While he was home on "winter break", my boyfriend and I were having a discussion about the books we like to read. Generally, he makes fun of me for reading "teen" books (which, as you know, I do), and I make fun of him for reading "basically-the-same-book-over-and-over-again" (He likes looooonnnnnng epic fantasy series like Wheel of Time and Sword of Truth)*.

He had just finished the Sword of Truth series and I was trying to practice my readers advisory skills on him, so I could find out what he likes about them (hey, a girl sometimes needs gift ideas ;) ), and he started talking about how "real" they are.

Okay, now you're probably thinking what I was thinking -- real? fantasy? Those two words don't normally go together, but in this case what he meant (and I'm paraphrasing here), is that within the fantasy world of the series, everything that happens fits into the reality that the author has created -- that the world, and the characters in it are three dimensional, and so, to the reader, they seem "real".

I realized that in my own reading recently, that quality of "real"-ness to be that one important, indescribable thing that separates a really good book from a book that I absolutely adore.

And I adored King Dork because it was real to me.

I've been thinking about this review for a long time, mainly because some of my fellow cybils committee members strongly disliked it (see Jackie's review here ) -- so I really wanted to justify my love, nay adoration, for this novel.

But I should probably tell you at least a little bit about the basic plot first -- Tom Henderson (also known by a variety of nicknames such as King Dork and Chi-Mo) is your average high-school misfit, highly intelligent, not many friends, we all know the type. His father died when he was very young, his mother has remarried, and he knows very little about his father. He and his best friend, Sam Henderson, are in a band; or rather, they enjoy coming up with band names and album names and song titles and lyrics and hoping that someday they might find an actual drummer.

One day, Tom goes looking in the basement for a copy of Catcher in the Rye and finds, not just a copy, but one that belonged to his father, with something that looks like a code in it (along with a stack of other books with similar nonsensical notations). He begins investigating this code in hopes that it will tell him something about his father.

What I loved about the novel, though were Portman's humorous descriptions of Tom's life -- and how on-point they were. My AP (and IB) teachers really did have us make collages, someone in my eleventh grade English class actually pronounced "wanton" like "wonton" (though not the teacher, thankfully!), and Tom's step-father and his lectures just reminded me so much of my own*.

Oh, and how could I forget the Catcher cult -- like everyone, I read Catcher in the Rye in high school, and I just couldn't see what all the fuss was about. I kept trying to find the symbolism and the deep meaning -- and it just wasn't there for me. (I do want to re-read it someday though -- I think I might enjoy it more if it wasn't an assignment).

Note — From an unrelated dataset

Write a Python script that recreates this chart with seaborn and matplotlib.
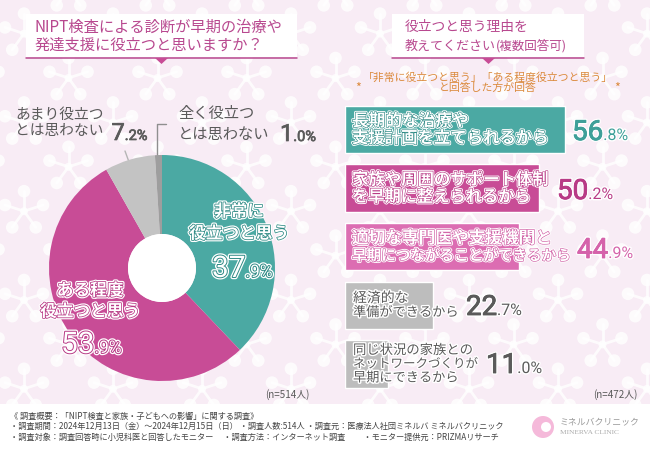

This novel probably isn't for everyone. In fact, I'd be just like the members of the Catcher cult if I said it was -- but it was just so much fun. I did listen to the audio version, and I was laughing out loud while driving to work (which is always a good thing) -- and I do have to recommend the audio version, if only because of the recordings at the end of Frank Portman singing songs based on or from the novel such as "Thinking of Suicide" and "I Want to Ramone You." (Though I just discovered that some of those tracks are also available to listen to on Amazon ).

*But when you've been dating someone for 5 years... you can get away with making fun of them. And I know I'd probably like the long fantasy series too (I read a couple Wheel of Time books and really liked them), but I'm terrified of getting sucked in and not having time to read anything else.

*who once spent a five minute drive explaining to me why I needed to have my lights on while driving at dusk (after I had already turned them on), by repeating the same sentence over and over and only slightly rearranging the words. "You need to have your lights on so people can see you. People need to be able to see you, so you need to turn your lights on. It's hard to see at this time of day, so it makes it easier for other people to see you if you have your lights on"... and so on...

4 comments:

Jackie said...

I wonder if I'd have liked it better if I'd had the audio. *ponders*


Nah.

Isn't it great to disagree? ;)

Mindy said...

I really enjoyed the commentary in this book. The Catcher cult, the stepparents cluelessness, etc. all felt very real to me. Plus the band names were fun. :)

Jackie said...

Oh, the band names were brilliant. I can't argue that! :D

Sara said...

Personally, I thought it was all brillant -- but you all know I loved it;)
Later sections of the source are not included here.